This week, the Democratic Congressional leadership announced that they planned to adjourn without acting on the Bush tax cuts set to expire at the end of the year. Rather, they proposed to deal with this after the election in a lame-duck session. I'm at a total loss to understand their "strategy" in dealing with this issue.
On January 1, 2011, the Bush tax cuts are set to expire. On that day, every American, not just the rich, will be hit with a major tax increase. All tax rates will go up, including the bottom tax rate which will increase from 10% to 15%. Child tax credits will be cut in half. Yes, so too will the highest tax brackets, as well as the dividend and capital gains rate that primarily, but certainly not exclusively, impact the wealthiest class of taxpayers. But to let all the tax cuts expire will sock not just the wealthy, but the middle class too with a heavy tax increase - and this as the economic recovery is limping along with barely a pulse. That would lead to not only an economic disaster but also a political disaster for the President and the Democratic Party looking ahead to 2012.
For months now, Speaker Pelosi and Majority Leader Reid have promised to pass a bill that would make the Bush tax cuts permanent for those earning less than $250,000 while letting the cuts expire for those above this income threshold. Yet, here we are, barely ninety days from the end of the year, and the Congressional leadership has not even presented a bill for the tax committees' consideration. Why not? As best I can tell, the leadership is afraid that their bill won't pass given the Republicans' opposition and the large number of Democratic members who are prepared to vote with the Republicans.
Excuses about Republican opposition preventing the vote is just that, an excuse. The plain fact is that we have overwhelming majorities in both chambers. As we saw during the healthcare debate, we can pass a bill to circumvent the Republicans filibuster in the Senate. And with our large majorities, we can even afford to allow a fair number of red state Democrats and other DINOs to vote against us. The problem though is that, even with that margin, we have too many Democratic dissenters ready to vote with the Republicans.

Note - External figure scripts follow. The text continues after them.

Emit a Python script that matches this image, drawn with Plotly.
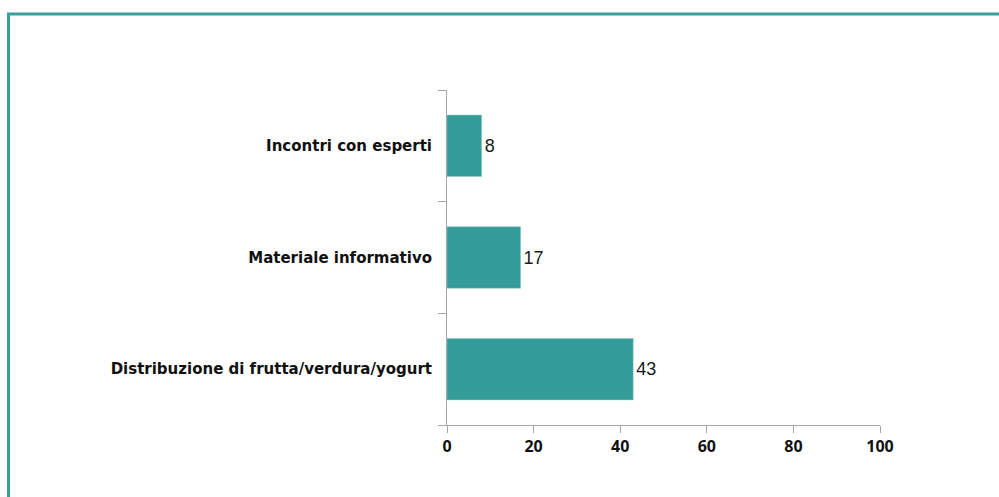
import plotly.graph_objects as go

categories = ["Distribuzione di frutta/verdura/yogurt", "Materiale informativo", "Incontri con esperti"]
values = [43, 17, 8]
x_ticks = [0, 20, 40, 60, 80, 100]

teal = "#339b98"
axis_grey = "#a6a6a6"

fig = go.Figure(
    go.Bar(
        y=categories,
        x=values,
        orientation="h",
        marker=dict(color=teal, line=dict(color="#8fcac7", width=0.5)),
        width=0.55,
        text=[str(v) for v in values],
        textposition="outside",
        textfont=dict(family="Liberation Sans, Arial, sans-serif", size=18, color="#1a1a1a"),
        cliponaxis=False,
    )
)

fig.update_layout(
    width=999,
    height=497,
    margin=dict(l=447, r=119, t=90, b=72),
    plot_bgcolor="white",
    paper_bgcolor="white",
    showlegend=False,
    shapes=[
        dict(
            type="path",
            xref="paper",
            yref="paper",
            path="M -1.0127,-0.5 L -1.0127,1.2269 L 1.5,1.2269",
            line=dict(color="#3a9e9a", width=3),
        )
    ],
)

fig.update_xaxes(
    range=[0, 100],
    tickvals=x_ticks,
    ticks="outside",
    ticklen=7,
    tickcolor=axis_grey,
    showline=True,
    linecolor=axis_grey,
    linewidth=1,
    showgrid=False,
    zeroline=False,
    tickfont=dict(family="Open Sans, sans-serif", size=16, color="#111111", weight="bold"),
)

fig.update_yaxes(
    ticks="outside",
    tickson="boundaries",
    ticklen=8,
    tickcolor=axis_grey,
    showline=True,
    linecolor=axis_grey,
    linewidth=1,
    showgrid=False,
    ticklabelstandoff=11,
    tickfont=dict(family="DejaVu Sans, sans-serif", size=15, color="#111111", weight="bold"),
)

fig.write_html("out.html")
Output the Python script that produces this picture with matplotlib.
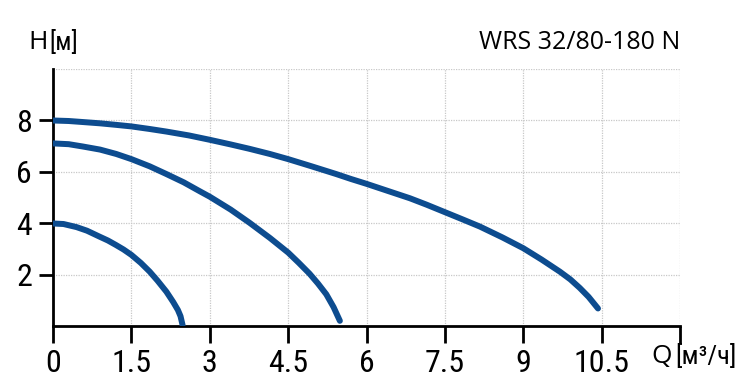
import numpy as np
import matplotlib
matplotlib.use('Agg')
import matplotlib.pyplot as plt
from matplotlib import font_manager

# 读取的曲线数据 (Q [м³/ч], H [м])
q1 = [0, 0.2, 0.45, 0.65, 0.89, 1.05, 1.2, 1.35, 1.5, 1.68, 1.85, 2.0, 2.17, 2.3, 2.39, 2.44, 2.48]
h1 = [4.0, 3.98, 3.86, 3.72, 3.49, 3.34, 3.17, 2.99, 2.78, 2.47, 2.13, 1.78, 1.35, 0.95, 0.64, 0.40, 0.05]

q2 = [0, 0.3, 0.57, 0.9, 1.21, 1.5, 1.85, 2.17, 2.5, 2.81, 3.0, 3.4, 3.76, 4.15, 4.5,
      4.7, 4.91, 5.07, 5.23, 5.37, 5.49]
h2 = [7.11, 7.08, 6.99, 6.87, 6.70, 6.50, 6.22, 5.92, 5.60, 5.25, 5.04, 4.54, 4.03, 3.44, 2.87,
      2.48, 2.05, 1.67, 1.25, 0.75, 0.22]

q3 = [0, 0.3, 0.57, 0.9, 1.21, 1.5, 1.85, 2.17, 2.6, 3.0, 3.4, 3.76, 4.15, 4.5, 4.95, 5.42,
      5.7, 6.0, 6.4, 6.83, 7.15, 7.5, 7.85, 8.17, 8.6, 9.0, 9.35, 9.7, 9.9, 10.08, 10.25, 10.43]
h3 = [8.0, 7.98, 7.94, 7.89, 7.83, 7.77, 7.67, 7.57, 7.42, 7.25, 7.07, 6.90, 6.70, 6.50, 6.22, 5.92,
      5.73, 5.54, 5.27, 4.98, 4.73, 4.44, 4.15, 3.88, 3.46, 3.04, 2.60, 2.13, 1.83, 1.50, 1.15, 0.70]

x_ticks = [0, 1.5, 3, 4.5, 6, 7.5, 9, 10.5, 12]
x_labels = ['0', '1.5', '3', '4.5', '6', '7.5', '9', '10.5', '']
y_ticks = [2, 4, 6, 8, 10]
y_labels = ['2', '4', '6', '8', '']

title = 'WRS 32/80-180 N'
line_color = '#0d4c8f'

names = {f.name for f in font_manager.fontManager.ttflist}
narrow = [n for n in ['Liberation Sans Narrow', 'DejaVu Sans Condensed', 'Roboto Condensed'] if n in names] + ['DejaVu Sans']
regular = ['Open Sans', 'DejaVu Sans']

fig = plt.figure(figsize=(7.5, 3.82), dpi=100)
ax = fig.add_axes([0.0707, 0.1453, 0.836, 0.6741])

for q, h in [(q1, h1), (q2, h2), (q3, h3)]:
    ax.plot(q, h, color=line_color, lw=4.3, solid_capstyle='round', solid_joinstyle='round', zorder=3)

ax.set_xlim(0, 12)
ax.set_ylim(0, 10)
ax.set_xticks(x_ticks)
ax.set_xticklabels(x_labels, family=narrow, fontsize=23)
ax.set_yticks(y_ticks)
ax.set_yticklabels(y_labels, family=narrow, fontsize=23)
ax.yaxis.get_major_ticks()[-1].tick1line.set_visible(False)

ax.grid(True, color='#c8c8c8', linestyle=(0, (1, 1)), linewidth=0.9, zorder=0)
ax.spines['top'].set_visible(False)
ax.spines['right'].set_visible(False)
ax.spines['left'].set_linewidth(2)
ax.spines['bottom'].set_linewidth(2)
ax.tick_params(axis='x', length=12, width=2, pad=4)
ax.tick_params(axis='y', length=10, width=2, pad=5)

# 坐标轴标题
fig.text(0.038, 0.888, 'H', fontsize=19, family=regular, ha='left', va='center')
fig.text(0.066, 0.888, '[м]', fontsize=18, family=narrow, ha='left', va='center')
fig.text(0.868, 0.068, 'Q', fontsize=19, family=regular, ha='left', va='center')
fig.text(0.900, 0.068, '[м³/ч]', fontsize=19, family=narrow, ha='left', va='center')
fig.text(0.907, 0.888, title, fontsize=18, family=regular, ha='right', va='center')

fig.savefig('out.png', dpi=100)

So why would a lame-duck session offer us better hope for passing the leadership's bill than before the election? The obvious answer is that the leadership believes that they can convince sufficient numbers of these dissenters to vote with them after the election because they won't have to face the voters again for two years. Leaving aside the political cynicism involved in this strategy, how realistic is it?
Assuming, as now seems likely, that the Republicans make major gains in November, how likely is it that these DINO's will vote with the leadership in a lame-duck session? And, more importantly looking forward, what will the public think if the leadership's bill passes in a lame-duck session because of the votes of a dozen or so Democrats who had been defeated at the polls? That is why I suspect that the most likely result of a lame-duck vote will be a "bipartisan" compromise to extend the Bush tax cuts for two years. But either way though, the result will be painful.
What angers me most about this is that the leadership knew of the need to deal with the Bush tax cuts since the first day of this session and yet they waited and waited and did nothing. Why couldn't they have acted on this back in January 2009 when the President's and our party's popularity were high and the Republicans were totally discredited with the voters? Instead, they acted like they had all the time in the world and were holding four aces in their hand. Now the initiative has slipped away and a result that none of us wanted looks increasingly likely.